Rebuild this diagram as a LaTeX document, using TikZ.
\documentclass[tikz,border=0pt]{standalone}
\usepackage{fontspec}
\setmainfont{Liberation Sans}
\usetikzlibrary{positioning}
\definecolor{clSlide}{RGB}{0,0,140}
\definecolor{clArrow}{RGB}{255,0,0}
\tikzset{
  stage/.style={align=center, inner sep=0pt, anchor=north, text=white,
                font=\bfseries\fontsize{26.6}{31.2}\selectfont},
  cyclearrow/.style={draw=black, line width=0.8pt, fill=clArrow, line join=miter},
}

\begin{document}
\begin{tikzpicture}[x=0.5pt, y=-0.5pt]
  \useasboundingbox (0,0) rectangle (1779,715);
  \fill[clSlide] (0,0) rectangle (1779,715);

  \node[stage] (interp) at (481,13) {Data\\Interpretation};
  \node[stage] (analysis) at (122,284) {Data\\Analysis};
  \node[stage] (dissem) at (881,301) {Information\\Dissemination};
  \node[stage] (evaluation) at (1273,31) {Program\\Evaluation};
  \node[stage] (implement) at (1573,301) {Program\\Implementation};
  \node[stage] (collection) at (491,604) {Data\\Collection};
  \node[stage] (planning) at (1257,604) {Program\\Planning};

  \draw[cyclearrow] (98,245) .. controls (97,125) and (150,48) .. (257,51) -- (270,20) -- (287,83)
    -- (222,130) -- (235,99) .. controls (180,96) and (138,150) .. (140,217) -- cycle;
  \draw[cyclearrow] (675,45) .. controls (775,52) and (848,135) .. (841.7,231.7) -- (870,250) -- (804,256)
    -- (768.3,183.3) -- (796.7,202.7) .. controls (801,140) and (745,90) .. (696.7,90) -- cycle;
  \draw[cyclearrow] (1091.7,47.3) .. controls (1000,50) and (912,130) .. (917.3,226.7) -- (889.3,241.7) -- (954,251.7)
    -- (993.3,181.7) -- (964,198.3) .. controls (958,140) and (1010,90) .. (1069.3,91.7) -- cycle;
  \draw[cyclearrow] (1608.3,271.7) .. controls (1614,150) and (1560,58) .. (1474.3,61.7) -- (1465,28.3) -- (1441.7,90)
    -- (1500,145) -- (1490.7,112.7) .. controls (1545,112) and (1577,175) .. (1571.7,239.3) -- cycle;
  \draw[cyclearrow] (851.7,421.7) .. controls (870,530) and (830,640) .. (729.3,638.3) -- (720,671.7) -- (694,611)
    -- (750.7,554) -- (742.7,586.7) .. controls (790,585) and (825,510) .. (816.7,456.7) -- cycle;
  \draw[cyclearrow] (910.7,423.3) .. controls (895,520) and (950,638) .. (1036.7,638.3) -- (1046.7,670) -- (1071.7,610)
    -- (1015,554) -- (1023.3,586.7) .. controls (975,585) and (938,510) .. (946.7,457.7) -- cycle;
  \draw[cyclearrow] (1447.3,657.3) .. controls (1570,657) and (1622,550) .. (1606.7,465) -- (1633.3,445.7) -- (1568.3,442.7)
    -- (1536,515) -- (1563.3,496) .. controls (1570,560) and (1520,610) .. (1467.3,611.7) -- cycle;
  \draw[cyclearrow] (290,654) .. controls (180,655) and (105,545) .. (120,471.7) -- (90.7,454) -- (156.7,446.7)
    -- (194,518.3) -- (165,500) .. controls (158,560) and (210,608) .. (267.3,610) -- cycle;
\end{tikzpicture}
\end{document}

######

■ WHAT TO PRODUCE
Take the listing above and set it down exactly.

■ ANSWER TO THIS EXERCISE
Rebuild this diagram as a LaTeX document, using TikZ.
\documentclass[tikz,border=0pt]{standalone}
\usepackage{fontspec}
\setmainfont{Liberation Sans}
\usetikzlibrary{positioning}
\definecolor{clSlide}{RGB}{0,0,140}
\definecolor{clArrow}{RGB}{255,0,0}
\tikzset{
  stage/.style={align=center, inner sep=0pt, anchor=north, text=white,
                font=\bfseries\fontsize{26.6}{31.2}\selectfont},
  cyclearrow/.style={draw=black, line width=0.8pt, fill=clArrow, line join=miter},
}

\begin{document}
\begin{tikzpicture}[x=0.5pt, y=-0.5pt]
  \useasboundingbox (0,0) rectangle (1779,715);
  \fill[clSlide] (0,0) rectangle (1779,715);

  \node[stage] (interp) at (481,13) {Data\\Interpretation};
  \node[stage] (analysis) at (122,284) {Data\\Analysis};
  \node[stage] (dissem) at (881,301) {Information\\Dissemination};
  \node[stage] (evaluation) at (1273,31) {Program\\Evaluation};
  \node[stage] (implement) at (1573,301) {Program\\Implementation};
  \node[stage] (collection) at (491,604) {Data\\Collection};
  \node[stage] (planning) at (1257,604) {Program\\Planning};

  \draw[cyclearrow] (98,245) .. controls (97,125) and (150,48) .. (257,51) -- (270,20) -- (287,83)
    -- (222,130) -- (235,99) .. controls (180,96) and (138,150) .. (140,217) -- cycle;
  \draw[cyclearrow] (675,45) .. controls (775,52) and (848,135) .. (841.7,231.7) -- (870,250) -- (804,256)
    -- (768.3,183.3) -- (796.7,202.7) .. controls (801,140) and (745,90) .. (696.7,90) -- cycle;
  \draw[cyclearrow] (1091.7,47.3) .. controls (1000,50) and (912,130) .. (917.3,226.7) -- (889.3,241.7) -- (954,251.7)
    -- (993.3,181.7) -- (964,198.3) .. controls (958,140) and (1010,90) .. (1069.3,91.7) -- cycle;
  \draw[cyclearrow] (1608.3,271.7) .. controls (1614,150) and (1560,58) .. (1474.3,61.7) -- (1465,28.3) -- (1441.7,90)
    -- (1500,145) -- (1490.7,112.7) .. controls (1545,112) and (1577,175) .. (1571.7,239.3) -- cycle;
  \draw[cyclearrow] (851.7,421.7) .. controls (870,530) and (830,640) .. (729.3,638.3) -- (720,671.7) -- (694,611)
    -- (750.7,554) -- (742.7,586.7) .. controls (790,585) and (825,510) .. (816.7,456.7) -- cycle;
  \draw[cyclearrow] (910.7,423.3) .. controls (895,520) and (950,638) .. (1036.7,638.3) -- (1046.7,670) -- (1071.7,610)
    -- (1015,554) -- (1023.3,586.7) .. controls (975,585) and (938,510) .. (946.7,457.7) -- cycle;
  \draw[cyclearrow] (1447.3,657.3) .. controls (1570,657) and (1622,550) .. (1606.7,465) -- (1633.3,445.7) -- (1568.3,442.7)
    -- (1536,515) -- (1563.3,496) .. controls (1570,560) and (1520,610) .. (1467.3,611.7) -- cycle;
  \draw[cyclearrow] (290,654) .. controls (180,655) and (105,545) .. (120,471.7) -- (90.7,454) -- (156.7,446.7)
    -- (194,518.3) -- (165,500) .. controls (158,560) and (210,608) .. (267.3,610) -- cycle;
\end{tikzpicture}
\end{document}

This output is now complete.